Words

Words

Every beginning is born from silence.

Short essays on stillness, craft, and the warmth of making.

A single persimmon ripening on a quiet branch.

Persimmon — Small Gratitudes

On a quiet branch, a single fruit holds the late light. It asks for nothing. It compares itself to no one.

Looking, I felt a simple thank you rise — to the earth that bears, to time that ripens without hurry. In that small orange glow, the noise of “how I appear” thinned, and something gentler stayed.

To live like this: present, unmeasured — enough.

Silver grass in evening light by the river.

Silver Grass — A Quiet Field

Evening gathers along the river. Blades of silver grass lean into the wind — a chorus without words.
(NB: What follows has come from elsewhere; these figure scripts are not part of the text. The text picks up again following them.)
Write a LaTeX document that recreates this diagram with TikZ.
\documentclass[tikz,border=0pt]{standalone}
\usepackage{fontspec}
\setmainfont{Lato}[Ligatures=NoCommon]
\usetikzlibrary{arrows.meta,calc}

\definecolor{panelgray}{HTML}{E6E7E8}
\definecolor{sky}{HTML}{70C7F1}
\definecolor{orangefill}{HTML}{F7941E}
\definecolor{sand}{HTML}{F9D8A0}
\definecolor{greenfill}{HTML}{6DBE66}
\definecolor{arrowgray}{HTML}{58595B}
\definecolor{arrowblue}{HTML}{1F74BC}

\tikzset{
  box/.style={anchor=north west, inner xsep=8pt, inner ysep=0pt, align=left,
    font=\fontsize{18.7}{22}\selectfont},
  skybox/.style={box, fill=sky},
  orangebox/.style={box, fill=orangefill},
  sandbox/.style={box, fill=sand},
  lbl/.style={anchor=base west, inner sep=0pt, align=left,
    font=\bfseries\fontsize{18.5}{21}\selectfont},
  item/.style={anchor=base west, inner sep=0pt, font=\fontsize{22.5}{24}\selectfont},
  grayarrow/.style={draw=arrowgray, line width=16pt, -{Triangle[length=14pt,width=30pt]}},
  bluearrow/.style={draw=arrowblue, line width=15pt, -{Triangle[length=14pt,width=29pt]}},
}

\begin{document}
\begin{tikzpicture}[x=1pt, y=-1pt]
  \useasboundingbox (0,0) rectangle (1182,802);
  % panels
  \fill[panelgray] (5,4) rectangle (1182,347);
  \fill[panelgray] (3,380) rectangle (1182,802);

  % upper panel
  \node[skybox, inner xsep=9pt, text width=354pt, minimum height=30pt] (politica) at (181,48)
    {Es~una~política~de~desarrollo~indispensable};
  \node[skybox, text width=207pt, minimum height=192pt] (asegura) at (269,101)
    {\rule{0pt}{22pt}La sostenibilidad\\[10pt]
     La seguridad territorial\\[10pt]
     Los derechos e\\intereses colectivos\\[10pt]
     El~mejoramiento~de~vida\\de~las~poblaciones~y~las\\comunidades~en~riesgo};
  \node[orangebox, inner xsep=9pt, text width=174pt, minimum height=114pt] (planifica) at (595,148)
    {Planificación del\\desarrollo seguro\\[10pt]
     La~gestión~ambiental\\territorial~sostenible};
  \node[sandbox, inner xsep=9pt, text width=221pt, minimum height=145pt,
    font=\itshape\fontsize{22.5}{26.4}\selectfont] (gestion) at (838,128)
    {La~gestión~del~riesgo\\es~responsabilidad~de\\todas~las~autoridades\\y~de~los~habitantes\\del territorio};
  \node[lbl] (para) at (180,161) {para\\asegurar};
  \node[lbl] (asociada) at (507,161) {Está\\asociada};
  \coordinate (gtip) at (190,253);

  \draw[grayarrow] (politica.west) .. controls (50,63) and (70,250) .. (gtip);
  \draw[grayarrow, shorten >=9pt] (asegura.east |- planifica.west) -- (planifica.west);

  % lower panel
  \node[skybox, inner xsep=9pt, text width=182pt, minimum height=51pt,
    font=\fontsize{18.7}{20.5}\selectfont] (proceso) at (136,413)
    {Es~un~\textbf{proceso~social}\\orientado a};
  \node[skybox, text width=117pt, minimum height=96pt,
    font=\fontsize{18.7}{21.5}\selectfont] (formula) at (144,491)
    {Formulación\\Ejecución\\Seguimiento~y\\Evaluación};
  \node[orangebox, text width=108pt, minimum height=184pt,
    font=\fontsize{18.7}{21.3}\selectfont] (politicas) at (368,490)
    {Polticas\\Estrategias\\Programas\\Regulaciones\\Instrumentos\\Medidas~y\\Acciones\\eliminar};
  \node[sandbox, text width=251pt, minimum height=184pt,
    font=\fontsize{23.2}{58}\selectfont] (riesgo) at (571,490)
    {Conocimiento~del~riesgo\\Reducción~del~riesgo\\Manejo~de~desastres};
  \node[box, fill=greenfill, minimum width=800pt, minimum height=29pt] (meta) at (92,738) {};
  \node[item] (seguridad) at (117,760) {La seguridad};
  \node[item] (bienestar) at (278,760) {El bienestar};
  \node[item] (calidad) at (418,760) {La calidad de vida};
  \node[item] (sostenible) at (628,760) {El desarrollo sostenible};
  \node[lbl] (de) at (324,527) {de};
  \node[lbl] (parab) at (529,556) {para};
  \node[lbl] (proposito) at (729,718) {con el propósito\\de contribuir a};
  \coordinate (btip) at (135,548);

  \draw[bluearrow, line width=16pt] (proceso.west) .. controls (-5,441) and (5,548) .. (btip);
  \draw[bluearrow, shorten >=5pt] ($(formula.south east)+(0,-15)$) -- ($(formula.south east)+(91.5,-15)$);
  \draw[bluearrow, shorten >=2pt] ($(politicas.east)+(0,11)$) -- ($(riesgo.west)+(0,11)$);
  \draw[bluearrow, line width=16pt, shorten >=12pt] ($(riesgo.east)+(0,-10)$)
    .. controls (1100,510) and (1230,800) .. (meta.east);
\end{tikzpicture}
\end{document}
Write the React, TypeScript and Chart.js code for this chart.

I stand in the hush between day and night, listening. The field breathes; I remember to do the same. Softness can be strong. Quiet can carry.

Wild daisies catching the last light.

When Light Returns

At the edge of dusk, wild daisies kept a tender fire. Not bright, not loud — enough to hold the coming night.

They remind me: endings are not erasures. Inside what is fading, the next beginning waits.

In that gentle light, a quiet gratitude returns: to be alive, to breathe, and to trust that light will find its way back, softly.

Every light leaves a trace — softly, in silence.